(Plotting code records)
++++++

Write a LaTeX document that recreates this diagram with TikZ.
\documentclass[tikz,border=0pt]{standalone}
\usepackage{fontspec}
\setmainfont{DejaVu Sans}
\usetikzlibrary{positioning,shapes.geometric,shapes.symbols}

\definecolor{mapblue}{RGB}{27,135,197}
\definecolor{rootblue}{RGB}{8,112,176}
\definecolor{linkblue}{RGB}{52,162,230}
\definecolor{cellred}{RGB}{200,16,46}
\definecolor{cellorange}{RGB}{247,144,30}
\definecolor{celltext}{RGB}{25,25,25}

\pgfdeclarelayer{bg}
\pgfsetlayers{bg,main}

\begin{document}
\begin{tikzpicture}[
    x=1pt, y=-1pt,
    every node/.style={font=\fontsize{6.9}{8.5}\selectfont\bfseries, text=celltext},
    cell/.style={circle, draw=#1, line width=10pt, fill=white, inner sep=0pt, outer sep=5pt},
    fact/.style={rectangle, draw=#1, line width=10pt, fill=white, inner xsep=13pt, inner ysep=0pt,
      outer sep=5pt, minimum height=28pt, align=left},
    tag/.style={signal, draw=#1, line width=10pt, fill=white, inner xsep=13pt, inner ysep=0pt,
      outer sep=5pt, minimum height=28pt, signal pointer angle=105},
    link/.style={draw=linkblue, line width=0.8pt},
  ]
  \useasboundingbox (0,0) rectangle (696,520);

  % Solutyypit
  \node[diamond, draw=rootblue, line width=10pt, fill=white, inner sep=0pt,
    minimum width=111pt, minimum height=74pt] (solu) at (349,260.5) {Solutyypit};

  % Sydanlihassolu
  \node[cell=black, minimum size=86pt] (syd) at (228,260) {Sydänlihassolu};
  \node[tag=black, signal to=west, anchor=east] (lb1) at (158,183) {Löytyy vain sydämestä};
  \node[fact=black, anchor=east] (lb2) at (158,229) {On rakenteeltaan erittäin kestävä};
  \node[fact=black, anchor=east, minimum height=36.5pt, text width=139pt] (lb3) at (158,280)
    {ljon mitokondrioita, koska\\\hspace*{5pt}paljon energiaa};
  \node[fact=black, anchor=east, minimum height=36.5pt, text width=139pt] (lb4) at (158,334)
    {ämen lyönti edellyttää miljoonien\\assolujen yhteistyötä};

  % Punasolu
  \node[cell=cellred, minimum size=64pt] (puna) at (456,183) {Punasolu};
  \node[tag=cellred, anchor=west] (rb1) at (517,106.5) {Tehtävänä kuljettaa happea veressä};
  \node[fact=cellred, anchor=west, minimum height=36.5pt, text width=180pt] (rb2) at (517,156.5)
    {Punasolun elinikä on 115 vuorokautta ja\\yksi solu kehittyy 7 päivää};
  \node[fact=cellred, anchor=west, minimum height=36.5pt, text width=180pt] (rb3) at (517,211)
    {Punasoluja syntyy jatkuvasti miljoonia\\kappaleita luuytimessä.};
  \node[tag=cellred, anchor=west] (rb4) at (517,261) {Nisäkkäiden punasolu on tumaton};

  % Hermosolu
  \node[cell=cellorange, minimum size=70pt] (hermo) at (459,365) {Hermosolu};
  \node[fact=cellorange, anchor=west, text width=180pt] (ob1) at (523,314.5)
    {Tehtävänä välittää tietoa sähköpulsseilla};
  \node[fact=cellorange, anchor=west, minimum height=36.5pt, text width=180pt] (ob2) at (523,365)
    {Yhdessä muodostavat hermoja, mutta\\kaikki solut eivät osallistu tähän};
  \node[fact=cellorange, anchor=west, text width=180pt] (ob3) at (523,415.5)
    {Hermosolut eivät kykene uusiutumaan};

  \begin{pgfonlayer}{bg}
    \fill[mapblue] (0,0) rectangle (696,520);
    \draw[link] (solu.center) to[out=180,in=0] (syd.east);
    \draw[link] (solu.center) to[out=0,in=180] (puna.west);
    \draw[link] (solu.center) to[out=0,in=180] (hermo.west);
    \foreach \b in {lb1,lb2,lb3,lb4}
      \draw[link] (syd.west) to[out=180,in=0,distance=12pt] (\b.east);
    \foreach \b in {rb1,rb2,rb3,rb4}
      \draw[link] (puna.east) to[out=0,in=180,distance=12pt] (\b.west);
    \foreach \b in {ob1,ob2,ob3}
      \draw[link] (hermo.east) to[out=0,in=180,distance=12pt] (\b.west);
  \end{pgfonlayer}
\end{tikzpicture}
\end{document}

++++++

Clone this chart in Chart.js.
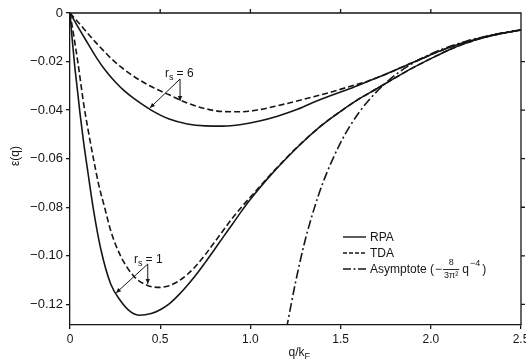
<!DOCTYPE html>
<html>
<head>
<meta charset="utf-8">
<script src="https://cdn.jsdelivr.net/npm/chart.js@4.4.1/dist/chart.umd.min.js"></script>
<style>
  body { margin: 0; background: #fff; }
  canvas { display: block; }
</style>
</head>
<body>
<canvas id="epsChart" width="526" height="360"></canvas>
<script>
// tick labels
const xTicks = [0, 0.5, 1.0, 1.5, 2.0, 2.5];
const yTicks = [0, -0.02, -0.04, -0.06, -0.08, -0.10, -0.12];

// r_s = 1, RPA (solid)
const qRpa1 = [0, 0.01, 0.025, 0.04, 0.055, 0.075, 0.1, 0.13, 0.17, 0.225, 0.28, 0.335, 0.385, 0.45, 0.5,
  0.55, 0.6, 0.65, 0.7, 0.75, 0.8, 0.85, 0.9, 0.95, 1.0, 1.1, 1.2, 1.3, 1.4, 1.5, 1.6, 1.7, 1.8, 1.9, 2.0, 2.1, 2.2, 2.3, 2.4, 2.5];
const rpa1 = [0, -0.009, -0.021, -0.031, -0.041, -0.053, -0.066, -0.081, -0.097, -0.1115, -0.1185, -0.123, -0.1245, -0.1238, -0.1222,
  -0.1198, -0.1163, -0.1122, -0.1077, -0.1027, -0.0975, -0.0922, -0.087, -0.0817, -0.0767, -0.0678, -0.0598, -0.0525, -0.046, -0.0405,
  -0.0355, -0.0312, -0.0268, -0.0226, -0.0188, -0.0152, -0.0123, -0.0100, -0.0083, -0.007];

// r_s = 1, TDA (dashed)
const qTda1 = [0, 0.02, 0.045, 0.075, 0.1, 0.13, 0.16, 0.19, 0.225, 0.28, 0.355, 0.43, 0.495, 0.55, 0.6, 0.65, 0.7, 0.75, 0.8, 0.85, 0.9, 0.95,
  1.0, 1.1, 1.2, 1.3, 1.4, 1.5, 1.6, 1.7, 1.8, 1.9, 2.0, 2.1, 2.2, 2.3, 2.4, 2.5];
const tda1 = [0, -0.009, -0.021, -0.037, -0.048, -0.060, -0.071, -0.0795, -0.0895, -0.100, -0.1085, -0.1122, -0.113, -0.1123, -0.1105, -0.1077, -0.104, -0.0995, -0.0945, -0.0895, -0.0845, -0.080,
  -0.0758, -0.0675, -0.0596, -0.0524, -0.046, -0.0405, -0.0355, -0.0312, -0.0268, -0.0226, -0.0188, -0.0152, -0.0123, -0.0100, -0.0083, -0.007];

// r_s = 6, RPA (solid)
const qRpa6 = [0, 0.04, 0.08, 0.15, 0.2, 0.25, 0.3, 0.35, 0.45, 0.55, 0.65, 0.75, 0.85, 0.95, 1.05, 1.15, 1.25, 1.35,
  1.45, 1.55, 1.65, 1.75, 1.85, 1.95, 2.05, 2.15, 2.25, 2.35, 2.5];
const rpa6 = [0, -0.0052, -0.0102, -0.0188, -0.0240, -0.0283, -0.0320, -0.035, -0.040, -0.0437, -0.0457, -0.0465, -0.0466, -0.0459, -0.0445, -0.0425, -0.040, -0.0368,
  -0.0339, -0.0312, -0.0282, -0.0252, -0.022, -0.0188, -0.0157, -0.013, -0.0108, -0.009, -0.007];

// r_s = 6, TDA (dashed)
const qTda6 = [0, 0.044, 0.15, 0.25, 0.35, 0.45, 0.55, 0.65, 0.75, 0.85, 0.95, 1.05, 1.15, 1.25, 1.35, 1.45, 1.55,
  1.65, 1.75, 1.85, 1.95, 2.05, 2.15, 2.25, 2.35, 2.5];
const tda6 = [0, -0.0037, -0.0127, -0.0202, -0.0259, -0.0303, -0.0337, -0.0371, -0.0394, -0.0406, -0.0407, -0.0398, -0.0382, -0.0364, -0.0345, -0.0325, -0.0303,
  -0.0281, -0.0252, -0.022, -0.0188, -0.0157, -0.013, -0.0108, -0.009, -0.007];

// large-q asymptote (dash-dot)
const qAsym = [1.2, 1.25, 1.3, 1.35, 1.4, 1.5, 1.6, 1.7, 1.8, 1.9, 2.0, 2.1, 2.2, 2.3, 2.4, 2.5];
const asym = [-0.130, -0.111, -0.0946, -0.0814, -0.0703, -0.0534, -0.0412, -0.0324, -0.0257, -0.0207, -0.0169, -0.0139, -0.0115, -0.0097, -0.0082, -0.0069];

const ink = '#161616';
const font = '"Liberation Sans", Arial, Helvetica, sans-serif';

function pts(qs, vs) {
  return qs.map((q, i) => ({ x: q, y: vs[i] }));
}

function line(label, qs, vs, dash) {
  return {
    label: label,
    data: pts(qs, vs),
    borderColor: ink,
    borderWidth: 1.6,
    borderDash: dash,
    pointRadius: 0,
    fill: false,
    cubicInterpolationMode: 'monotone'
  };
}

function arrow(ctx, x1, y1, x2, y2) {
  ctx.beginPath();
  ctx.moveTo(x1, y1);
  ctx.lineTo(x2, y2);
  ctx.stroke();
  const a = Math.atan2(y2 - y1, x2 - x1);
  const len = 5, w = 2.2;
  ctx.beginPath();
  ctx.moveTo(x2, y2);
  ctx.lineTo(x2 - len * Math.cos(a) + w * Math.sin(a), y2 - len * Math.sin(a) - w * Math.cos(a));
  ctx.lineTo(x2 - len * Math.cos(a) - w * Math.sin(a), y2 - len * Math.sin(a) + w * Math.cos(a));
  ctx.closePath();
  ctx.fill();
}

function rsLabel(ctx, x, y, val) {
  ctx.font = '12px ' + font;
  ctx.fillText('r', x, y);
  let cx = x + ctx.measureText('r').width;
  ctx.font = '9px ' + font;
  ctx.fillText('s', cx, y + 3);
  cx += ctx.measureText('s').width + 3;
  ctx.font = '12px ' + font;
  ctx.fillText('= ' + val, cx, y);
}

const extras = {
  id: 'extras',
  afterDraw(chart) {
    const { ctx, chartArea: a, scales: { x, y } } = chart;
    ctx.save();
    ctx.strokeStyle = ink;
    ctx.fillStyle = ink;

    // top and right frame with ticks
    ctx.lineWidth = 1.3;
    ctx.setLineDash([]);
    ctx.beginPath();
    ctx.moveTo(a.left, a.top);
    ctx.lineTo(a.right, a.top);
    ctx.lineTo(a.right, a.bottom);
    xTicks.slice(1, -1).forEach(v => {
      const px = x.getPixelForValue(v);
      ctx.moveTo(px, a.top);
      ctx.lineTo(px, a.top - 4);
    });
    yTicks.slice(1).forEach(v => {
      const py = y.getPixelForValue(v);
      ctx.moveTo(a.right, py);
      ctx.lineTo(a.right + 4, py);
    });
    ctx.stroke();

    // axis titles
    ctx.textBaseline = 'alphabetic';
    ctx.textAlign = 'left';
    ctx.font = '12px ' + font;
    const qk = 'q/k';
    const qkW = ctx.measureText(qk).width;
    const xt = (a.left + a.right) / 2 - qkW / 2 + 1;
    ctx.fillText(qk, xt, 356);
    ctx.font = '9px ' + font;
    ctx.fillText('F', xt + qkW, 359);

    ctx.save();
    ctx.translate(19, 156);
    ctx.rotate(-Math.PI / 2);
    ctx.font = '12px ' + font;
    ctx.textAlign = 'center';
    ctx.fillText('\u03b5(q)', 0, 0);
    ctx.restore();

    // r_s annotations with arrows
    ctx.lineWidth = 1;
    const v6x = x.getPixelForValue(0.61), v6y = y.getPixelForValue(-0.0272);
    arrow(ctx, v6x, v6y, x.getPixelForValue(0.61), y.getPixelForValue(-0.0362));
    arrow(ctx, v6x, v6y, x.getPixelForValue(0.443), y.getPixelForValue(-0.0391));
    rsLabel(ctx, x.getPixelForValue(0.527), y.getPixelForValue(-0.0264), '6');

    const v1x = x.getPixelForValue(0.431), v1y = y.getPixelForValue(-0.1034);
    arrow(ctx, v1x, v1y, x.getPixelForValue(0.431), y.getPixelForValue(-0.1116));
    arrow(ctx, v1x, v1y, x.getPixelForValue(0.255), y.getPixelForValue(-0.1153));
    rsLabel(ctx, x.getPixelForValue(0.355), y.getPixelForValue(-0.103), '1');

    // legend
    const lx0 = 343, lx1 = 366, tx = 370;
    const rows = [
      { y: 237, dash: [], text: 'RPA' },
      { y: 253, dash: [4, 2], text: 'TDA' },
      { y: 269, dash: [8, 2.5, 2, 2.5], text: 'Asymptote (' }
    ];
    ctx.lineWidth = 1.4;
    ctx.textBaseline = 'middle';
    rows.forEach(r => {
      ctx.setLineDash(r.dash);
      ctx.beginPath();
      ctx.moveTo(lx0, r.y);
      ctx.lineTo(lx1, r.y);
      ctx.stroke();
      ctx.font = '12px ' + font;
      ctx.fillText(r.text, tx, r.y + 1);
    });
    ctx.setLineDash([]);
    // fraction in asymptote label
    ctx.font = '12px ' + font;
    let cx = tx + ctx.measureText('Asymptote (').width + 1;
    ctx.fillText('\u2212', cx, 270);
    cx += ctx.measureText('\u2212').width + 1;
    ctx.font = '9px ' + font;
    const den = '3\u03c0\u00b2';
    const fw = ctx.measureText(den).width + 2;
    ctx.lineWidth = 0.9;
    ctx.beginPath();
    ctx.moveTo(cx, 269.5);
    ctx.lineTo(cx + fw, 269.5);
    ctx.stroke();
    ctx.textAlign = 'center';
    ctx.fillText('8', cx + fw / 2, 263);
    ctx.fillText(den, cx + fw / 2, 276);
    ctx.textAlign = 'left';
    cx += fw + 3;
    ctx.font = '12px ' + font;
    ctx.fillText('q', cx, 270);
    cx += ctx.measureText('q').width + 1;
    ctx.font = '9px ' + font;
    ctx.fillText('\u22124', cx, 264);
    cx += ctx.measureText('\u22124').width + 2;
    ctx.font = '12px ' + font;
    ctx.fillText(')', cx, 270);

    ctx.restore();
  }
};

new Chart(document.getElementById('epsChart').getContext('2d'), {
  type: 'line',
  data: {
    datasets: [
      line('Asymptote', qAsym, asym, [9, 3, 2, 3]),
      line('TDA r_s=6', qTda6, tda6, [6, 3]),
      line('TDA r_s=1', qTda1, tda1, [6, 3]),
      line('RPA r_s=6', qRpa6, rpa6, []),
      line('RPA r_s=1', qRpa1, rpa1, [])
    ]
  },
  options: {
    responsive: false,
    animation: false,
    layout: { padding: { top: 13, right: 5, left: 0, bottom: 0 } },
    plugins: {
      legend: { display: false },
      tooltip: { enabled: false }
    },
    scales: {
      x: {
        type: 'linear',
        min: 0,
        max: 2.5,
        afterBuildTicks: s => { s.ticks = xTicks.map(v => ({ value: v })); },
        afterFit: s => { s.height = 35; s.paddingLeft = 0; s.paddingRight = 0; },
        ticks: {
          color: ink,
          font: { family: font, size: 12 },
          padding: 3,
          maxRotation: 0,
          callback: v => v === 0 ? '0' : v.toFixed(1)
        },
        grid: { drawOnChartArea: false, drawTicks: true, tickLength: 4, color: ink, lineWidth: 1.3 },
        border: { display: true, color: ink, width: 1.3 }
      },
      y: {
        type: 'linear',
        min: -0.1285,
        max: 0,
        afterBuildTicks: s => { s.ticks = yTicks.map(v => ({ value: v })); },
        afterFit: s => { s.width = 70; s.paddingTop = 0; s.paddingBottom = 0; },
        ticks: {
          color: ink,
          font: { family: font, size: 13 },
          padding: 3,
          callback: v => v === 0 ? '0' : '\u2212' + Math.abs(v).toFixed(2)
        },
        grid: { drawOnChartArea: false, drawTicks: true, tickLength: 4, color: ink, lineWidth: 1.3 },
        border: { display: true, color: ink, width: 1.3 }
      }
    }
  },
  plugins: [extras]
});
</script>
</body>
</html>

++++++

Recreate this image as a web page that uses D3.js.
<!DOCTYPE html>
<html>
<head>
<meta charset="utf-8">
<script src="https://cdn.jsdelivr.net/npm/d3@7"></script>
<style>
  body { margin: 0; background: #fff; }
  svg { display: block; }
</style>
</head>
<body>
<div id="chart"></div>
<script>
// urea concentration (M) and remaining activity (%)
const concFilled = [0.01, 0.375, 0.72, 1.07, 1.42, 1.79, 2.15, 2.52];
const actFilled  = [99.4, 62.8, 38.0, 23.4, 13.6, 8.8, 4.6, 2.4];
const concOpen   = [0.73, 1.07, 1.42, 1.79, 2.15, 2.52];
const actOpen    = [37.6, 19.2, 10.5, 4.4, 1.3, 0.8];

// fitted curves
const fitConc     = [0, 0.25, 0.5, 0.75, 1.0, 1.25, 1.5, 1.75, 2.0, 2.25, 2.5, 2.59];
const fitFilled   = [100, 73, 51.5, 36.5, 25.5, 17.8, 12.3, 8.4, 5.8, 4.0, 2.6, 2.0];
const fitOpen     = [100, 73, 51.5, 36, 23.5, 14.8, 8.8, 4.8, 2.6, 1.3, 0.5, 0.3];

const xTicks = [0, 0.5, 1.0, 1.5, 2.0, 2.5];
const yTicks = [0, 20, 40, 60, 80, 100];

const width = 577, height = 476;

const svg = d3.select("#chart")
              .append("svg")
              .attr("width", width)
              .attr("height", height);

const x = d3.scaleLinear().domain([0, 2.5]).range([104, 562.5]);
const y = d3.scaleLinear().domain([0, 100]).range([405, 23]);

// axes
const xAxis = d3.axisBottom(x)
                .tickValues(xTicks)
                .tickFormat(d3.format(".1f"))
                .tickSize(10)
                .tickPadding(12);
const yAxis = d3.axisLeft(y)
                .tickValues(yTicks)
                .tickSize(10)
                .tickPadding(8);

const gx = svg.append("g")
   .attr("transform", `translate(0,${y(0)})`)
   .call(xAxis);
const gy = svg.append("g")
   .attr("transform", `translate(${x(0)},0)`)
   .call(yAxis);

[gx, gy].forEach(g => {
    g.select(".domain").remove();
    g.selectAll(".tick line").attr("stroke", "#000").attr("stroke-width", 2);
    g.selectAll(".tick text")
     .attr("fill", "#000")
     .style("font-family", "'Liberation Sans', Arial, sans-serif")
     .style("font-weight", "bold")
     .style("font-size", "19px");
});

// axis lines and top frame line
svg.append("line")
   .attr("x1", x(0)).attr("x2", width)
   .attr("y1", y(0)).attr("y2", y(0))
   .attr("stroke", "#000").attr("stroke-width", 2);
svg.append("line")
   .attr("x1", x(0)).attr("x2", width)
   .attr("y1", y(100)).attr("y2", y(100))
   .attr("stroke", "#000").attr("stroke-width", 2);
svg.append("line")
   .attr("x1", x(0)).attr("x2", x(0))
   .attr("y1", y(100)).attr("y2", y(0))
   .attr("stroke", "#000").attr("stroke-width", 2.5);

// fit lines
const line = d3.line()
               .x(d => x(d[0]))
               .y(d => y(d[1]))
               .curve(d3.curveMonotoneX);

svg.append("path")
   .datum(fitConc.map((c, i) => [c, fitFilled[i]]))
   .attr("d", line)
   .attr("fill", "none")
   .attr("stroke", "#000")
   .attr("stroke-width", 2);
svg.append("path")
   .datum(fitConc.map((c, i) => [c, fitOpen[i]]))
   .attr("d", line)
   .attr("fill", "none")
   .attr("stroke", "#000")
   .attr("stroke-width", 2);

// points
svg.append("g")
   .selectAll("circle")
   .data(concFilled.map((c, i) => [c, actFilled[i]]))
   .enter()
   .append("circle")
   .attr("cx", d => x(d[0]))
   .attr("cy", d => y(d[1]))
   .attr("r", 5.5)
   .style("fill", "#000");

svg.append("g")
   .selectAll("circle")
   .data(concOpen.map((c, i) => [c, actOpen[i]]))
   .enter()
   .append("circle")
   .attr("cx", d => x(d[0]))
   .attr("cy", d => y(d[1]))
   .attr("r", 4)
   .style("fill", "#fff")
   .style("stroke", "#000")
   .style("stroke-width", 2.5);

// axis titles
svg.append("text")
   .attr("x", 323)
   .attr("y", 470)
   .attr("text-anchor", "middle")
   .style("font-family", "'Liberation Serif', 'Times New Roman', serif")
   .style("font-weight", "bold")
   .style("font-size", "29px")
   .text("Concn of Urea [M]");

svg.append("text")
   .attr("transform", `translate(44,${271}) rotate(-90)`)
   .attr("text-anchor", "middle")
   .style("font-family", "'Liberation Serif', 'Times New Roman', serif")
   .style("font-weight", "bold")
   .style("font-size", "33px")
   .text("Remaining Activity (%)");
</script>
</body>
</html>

++++++

**WRITTEN EXERCISE**
Report how many lines of the records above contain the word "with", giving only the number.

**SOLUTION**
3